Books, words, tenses, voice, biography, memoir, fiction, non-fiction, love, hate, hope, despair, grief, joy, loyalty, disloyalty; my head was full of it. Little wonder I awoke in the middle of a rainforest (not literally) two Sunday mornings ago paralysed by a sense of betrayal. Upon reflection it had nothing to do with literature. I’m ashamed to say I didn’t tip the Crows against Sydney. Is there any greater act of treachery?

Life resumed as normal for round 18. I was back in Melbourne wearing 35 layers of clothing, reading about AFL and not Sonny Bill Williams’ defection to French rugby on every sports page and I tipped the Crows. I circled them with conviction hoping it might go some way towards wiping the stain from the week before.

Anthony Hudson posed the following question at the start of the game against Carlton on Saturday afternoon: “How are the Crows going to kick goals?”

Well Huddo we have options. We’ve just been hiding them (rather well). It’s a ploy of ours. You can never underestimate the element of surprise. It’s been winning games for years, not to mention grand finals. (Remember Shane Ellen in 1997).
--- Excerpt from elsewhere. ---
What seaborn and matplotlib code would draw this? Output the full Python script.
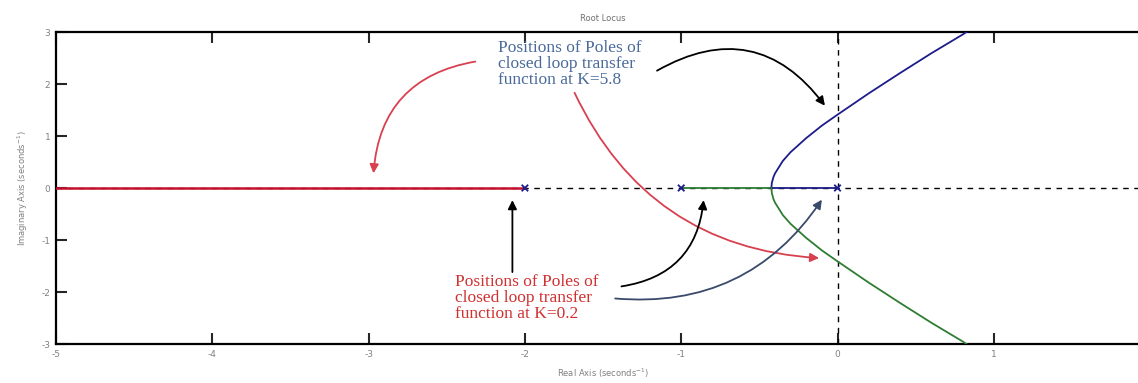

And our element of surprise on Saturday came in the hulking form of a bottle blonde – all 199 centimetres of him. (Forgive me, I need some time out. I’m having a Rhett Biglands moment.)  I’m actually talking about Brad Moran who finished with four goals, alternating with Ivan Maric in the ruck and full forward. Let’s just call that a masterstroke.

If Saturday’s match was a novel Neil Craig would be a literary genius.